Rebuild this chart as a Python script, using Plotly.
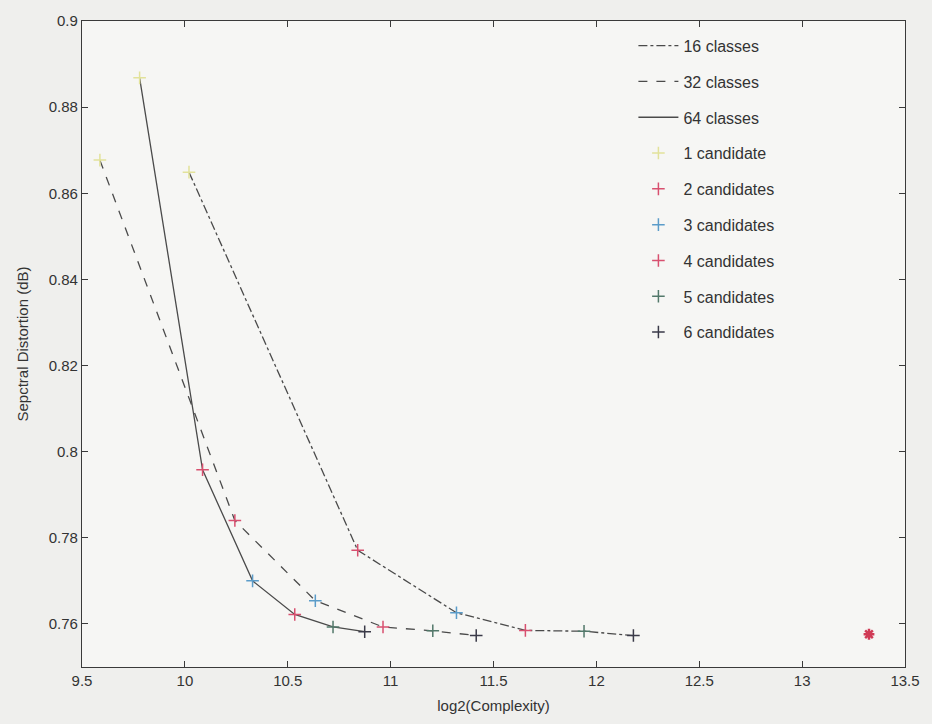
import plotly.graph_objects as go

# log2(complexity) and spectral distortion for 1..6 candidates
x16 = [10.02, 10.84, 11.32, 11.655, 11.94, 12.18]
y16 = [0.8649, 0.7771, 0.7626, 0.7585, 0.7583, 0.7573]
x32 = [9.587, 10.243, 10.634, 10.963, 11.205, 11.416]
y32 = [0.8677, 0.7840, 0.7654, 0.7593, 0.7584, 0.7573]
x64 = [9.78, 10.086, 10.329, 10.534, 10.72, 10.874]
y64 = [0.8868, 0.7958, 0.7700, 0.7622, 0.7593, 0.7582]
x_full = [13.325]
y_full = [0.7576]

class_names = ["16 classes", "32 classes", "64 classes"]
cand_names = ["1 candidate", "2 candidates", "3 candidates",
              "4 candidates", "5 candidates", "6 candidates"]
cand_colors = ["#e2e29a", "#d8506f", "#5b9cc9", "#d8506f", "#52786a", "#3a3a48"]

series = [(x16, y16, "dashdot"), (x32, y32, "dash"), (x64, y64, "solid")]

fig = go.Figure()
for i, (xs, ys, dash) in enumerate(series):
    fig.add_trace(go.Scatter(
        x=xs, y=ys, mode="lines", name=class_names[i],
        legendgroup=class_names[i],
        line=dict(color="#4a4a4a", width=1.3, dash=dash)))

for k in range(6):
    xs = [x16[k], x32[k], x64[k]]
    ys = [y16[k], y32[k], y64[k]]
    fig.add_trace(go.Scatter(
        x=xs, y=ys, mode="markers", name=cand_names[k],
        legendgroup=cand_names[k],
        marker=dict(symbol="cross-thin", size=9,
                    line=dict(color=cand_colors[k], width=1.5))))

fig.add_trace(go.Scatter(
    x=x_full, y=y_full, mode="markers", showlegend=False,
    marker=dict(symbol="asterisk", size=9,
                line=dict(color="#d03a55", width=2.5))))

axis_common = dict(
    showgrid=False, zeroline=False, showline=True, mirror="ticks",
    linecolor="#3a3a3a", linewidth=1.2, ticks="inside", ticklen=6,
    tickcolor="#3a3a3a", tickfont=dict(size=15, color="#333333"),
)

fig.update_layout(
    width=932, height=724,
    margin=dict(l=82, r=26, t=20, b=54),
    paper_bgcolor="#efefed", plot_bgcolor="#f6f6f4",
    font=dict(family="Liberation Sans, Arial, sans-serif", color="#333333"),
    xaxis=dict(range=[9.5, 13.5], dtick=0.5,
               title=dict(text="log2(Complexity)", font=dict(size=15), standoff=12),
               **axis_common),
    yaxis=dict(range=[0.75, 0.9], tickvals=[0.76, 0.78, 0.8, 0.82, 0.84, 0.86, 0.88, 0.9],
               ticktext=["0.76", "0.78", "0.8", "0.82", "0.84", "0.86", "0.88", "0.9"],
               title=dict(text="Sepctral Distortion (dB)", font=dict(size=15), standoff=16),
               **axis_common),
    legend=dict(x=0.67, y=0.988, xanchor="left", yanchor="top",
                bgcolor="rgba(0,0,0,0)", font=dict(size=16, color="#333333"),
                traceorder="grouped", tracegroupgap=12, itemwidth=40),
)

fig.write_html("out.html")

_Task to complete:_
Repeat the lines exactly as they stand, from the opening line of the data through the line with "import plotly.graph_objects as go". Pictures stay out of the copy.

_Problem solution:_
Rebuild this chart as a Python script, using Plotly.
import plotly.graph_objects as go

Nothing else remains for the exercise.